Dial M for Murder is possibly the strangest film in Hitchcock’s body of work. The iconic director was always technically innovative and creative, but something about him jumping on the 1950s 3D craze feels bizarre. The format may have been imposed on him by Warner Bros., who he was under contract with for one more film. By the time it was released in theaters in 1954, the 3D craze had died down and Warner released it largely in 2D. Now, nearly 60 years later, Warner is transporting viewers back into Wendices’ living room and we all have front row seats to the murder. See how the Warner Bros Blu-ray 3D of Dial M for Murder fares after the jump.
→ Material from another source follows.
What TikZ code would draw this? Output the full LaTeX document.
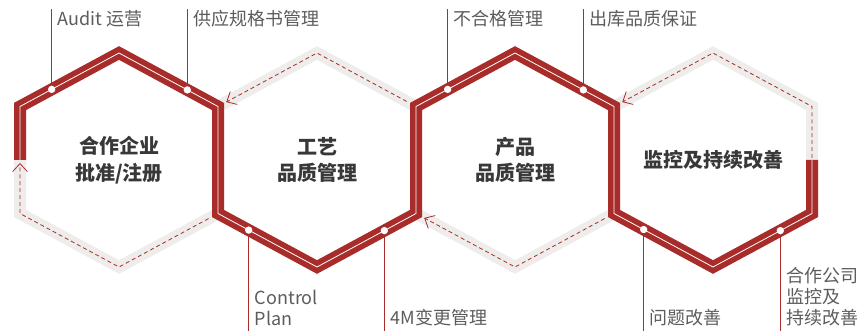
\documentclass[tikz,border=0pt]{standalone}
\usepackage{fontspec}
\setmainfont{Noto Sans CJK SC}
\usetikzlibrary{arrows.meta,calc,positioning}

\definecolor{hexred}{HTML}{A82C2A}
\definecolor{ringgrey}{HTML}{EFEDEC}
\definecolor{labelgrey}{HTML}{5C5C5C}
\definecolor{titlegrey}{HTML}{383838}

\begin{document}
\begin{tikzpicture}[x=0.75pt,y=-0.75pt,
    band/.style={line width=9pt,line join=miter},
    dot/.style={circle,fill=white,inner sep=0pt,minimum size=5.5pt},
    lead/.style={hexred,line width=0.75pt},
    lbl/.style={inner sep=0pt,text=labelgrey,font=\fontsize{13.5}{15.5}\selectfont,align=left},
    hextext/.style={text=titlegrey,font=\bfseries\fontsize{15}{20}\selectfont,align=center},
    loopback/.style={hexred,line width=0.6pt,dash pattern=on 3pt off 2.2pt,-{Straight Barb[length=6pt,width=11pt]}}]

    \useasboundingbox (0,0) rectangle (863,331);
    \coordinate (top) at (0,9);
    \coordinate (bot) at (0,331);

    % Corners of the four hexagons
    \foreach \i in {1,...,4} {
        \pgfmathsetmacro\cx{119+198*(\i-1)}
        \coordinate (h\i-c) at (\cx,160);
        \coordinate (h\i-t) at (\cx,53);
        \coordinate (h\i-b) at (\cx,267);
        \coordinate (h\i-tl) at (\cx-99,106.5);
        \coordinate (h\i-tr) at (\cx+99,106.5);
        \coordinate (h\i-bl) at (\cx-99,213.5);
        \coordinate (h\i-br) at (\cx+99,213.5);
        \coordinate (h\i-l) at (\cx-99,160);
        \coordinate (h\i-r) at (\cx+99,160);
    }

    % Grey rings
    \foreach \i in {1,...,4}
        \draw[band,ringgrey] (h\i-t) -- (h\i-tr) -- (h\i-br) -- (h\i-b) -- (h\i-bl) -- (h\i-tl) -- cycle;

    % Red band running through all four
    \draw[band,hexred] (h1-l) -- (h1-tl) -- (h1-t) -- (h1-tr) -- (h1-br) -- (h2-b) -- (h2-br) -- (h2-tr)
        -- (h3-t) -- (h3-tr) -- (h3-br) -- (h4-b) -- (h4-br) -- (h4-r);
    \draw[white,line width=0.6pt,line join=miter] (h1-l) -- (h1-tl) -- (h1-t) -- (h1-tr) -- (h1-br) -- (h2-b)
        -- (h2-br) -- (h2-tr) -- (h3-t) -- (h3-tr) -- (h3-br) -- (h4-b) -- (h4-br) -- (h4-r);

    % Dashed return arrows
    \draw[loopback] ($(h1-br)!8pt!(h1-b)$) -- (h1-b) -- (h1-bl) -- ($(h1-l)+(0,3)$);
    \draw[loopback] ($(h2-tr)!8pt!(h2-t)$) -- (h2-t) -- ($(h2-tl)!7pt!(h2-t)$);
    \draw[loopback] ($(h3-br)!8pt!(h3-b)$) -- (h3-b) -- ($(h3-bl)!7pt!(h3-b)$);
    \draw[loopback] ($(h4-r)+(0,-2)$) -- (h4-tr) -- (h4-t) -- ($(h4-tl)!7pt!(h4-t)$);

    % Texts inside
    \node[hextext] (n1) at (h1-c) {合作企业\\批准/注册};
    \node[hextext] (n2) at (h2-c) {工艺\\品质管理};
    \node[hextext] (n3) at (h3-c) {产品\\品质管理};
    \node[hextext] (n4) at (h4-c) {监控及持续改善};

    % Dots on the band
    \node[dot] (d1) at ($(h1-t)!0.68!(h1-tl)$) {};
    \node[dot] (d2) at ($(h1-t)!0.69!(h1-tr)$) {};
    \node[dot] (d3) at ($(h2-b)!0.69!(h2-bl)$) {};
    \node[dot] (d4) at ($(h2-b)!0.68!(h2-br)$) {};
    \node[dot] (d5) at ($(h3-t)!0.68!(h3-tl)$) {};
    \node[dot] (d6) at ($(h3-t)!0.69!(h3-tr)$) {};
    \node[dot] (d7) at ($(h4-b)!0.70!(h4-bl)$) {};
    \node[dot] (d8) at ($(h4-b)!0.68!(h4-br)$) {};

    % Leader lines
    \coordinate (u1) at (d1 |- top);
    \coordinate (u2) at (d2 |- top);
    \coordinate (u3) at (d3 |- bot);
    \coordinate (u4) at (d4 |- bot);
    \coordinate (u5) at (d5 |- top);
    \coordinate (u6) at (d6 |- top);
    \coordinate (u7) at (d7 |- bot);
    \coordinate (u8) at (d8 |- bot);
    \foreach \k in {1,...,8}
        \draw[lead] (d\k) -- (u\k);

    % Labels
    \node[lbl,anchor=base west] (l1) at ($(u1)+(6,17)$) {Audit 运营};
    \node[lbl,anchor=base west] (l2) at ($(u2)+(6,17)$) {供应规格书管理};
    \node[lbl,anchor=south west] (l3) at ($(u3)+(6,-5)$) {Control\\Plan};
    \node[lbl,anchor=south west] (l4) at ($(u4)+(6,-5)$) {4M变更管理};
    \node[lbl,anchor=base west] (l5) at ($(u5)+(6,17)$) {不合格管理};
    \node[lbl,anchor=base west] (l6) at ($(u6)+(6,17)$) {出库品质保证};
    \node[lbl,anchor=south west] (l7) at ($(u7)+(6,-5)$) {问题改善};
    \node[lbl,anchor=south west] (l8) at ($(u8)+(6,-5)$) {合作公司\\监控及\\持续改善};

\end{tikzpicture}
\end{document}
Based on Frederick Knott‘s stage play, Dial M is a murderous tale of amorality and greed condensed in a single living room. The room belongs to Tony and Margot Wendice (Ray Milland and Grace Kelly). Tony is an aristocratic ex-tennis pro and Margot is an heiress who has fidelity issues. Her old flame Mark (Robert Cummings), a mystery writer, is in town and wants to reignite their romance. Tony acts chummy towards Mark and even insists that the two go out and enjoy themselves while he stays home. Ray Milland’s incredibly diabolical performance begins to shine once Margot and Mark leave the apartment.
Tony blackmails a small time hood named Swann (Anthony Dawson) into murdering Margot. This is after he secretly blackmails Margot with an intercepted love letter to Mark. Since Margot didn’t come clean about her affair, Tony’s next obvious move is to kill her. He lays the plan out to Swann. It’s a bit convoluted, involving a hidden key, a stolen stocking, and a well-timed phone call. Things get even more complex after Swann botches it and a volley of unforeseen circumstances fall into Tony’s lap.
Like I mentioned, Milland is one helluva snake-in-the grass. After the murder attempt, Margot becomes the chief suspect and Tony seems to revel in watching her sweat. Grace Kelly was never better than when she was working with Hitchcock (she was also in Hitchcock’s other 1954 thriller Rear Window) and she shines off the screen here. Her innocent temperament mixes well in this living room of serpents. No one has clean hands in this film. Even the London police tamper with evidence.
Hitchcock dismissed Dial M later in his career. He owed Warner Bros. a film and the studio probably forced him to shoot in tacky 3D. Appreciation for the film has grown over the decades though and deservedly so. It’s funny that Dial M is considered one of his “lesser films” – even by Hitchcock. It’s a sharp little thriller with fantastic performances under the firm direction of the master. He makes a single living room feel cinematic as hell. Now Warner Bros. has brought the 3D experience to home video, for better or for worse.
Both the 2D and 3D versions of Dial M for Murder are presented in 1.85:1 1080p with a DTS-HD Master Audio Mono mix. The colors are a mix of warm and vibrant, with Grace Kelly’s red dress impressively popping off of the screen. Close-ups look particularly sharp and the contrast remains strong. The murder scene lit by fireplace in particular looks fantastic. The 3D presentation is sadly underwhelming. It’s weird to imagine Hitchcock being enthusiastic about this fad but he does what he can. The murder scene is the only part that really stands out. The rest looks rather flat besides instances of props placed in the foreground.
Aside from a trailer, the only feature is “Hitchcock and Dial M” (22:00). It’s an appreciation for the film featuring Peter Bogdanovich, M. Night Shyamalan, and Richard Franklin (Psycho II). They talk about Hitchcock’s approach to shooting a play (which was basically don’t change anything, but shoot it smart), how the confined space works, and the use of color.
As lackluster as the 3D is, Hitchcock fans will definitely want to have this in their collection. For those just curious about the 3D for novelty’s sake, better of renting it.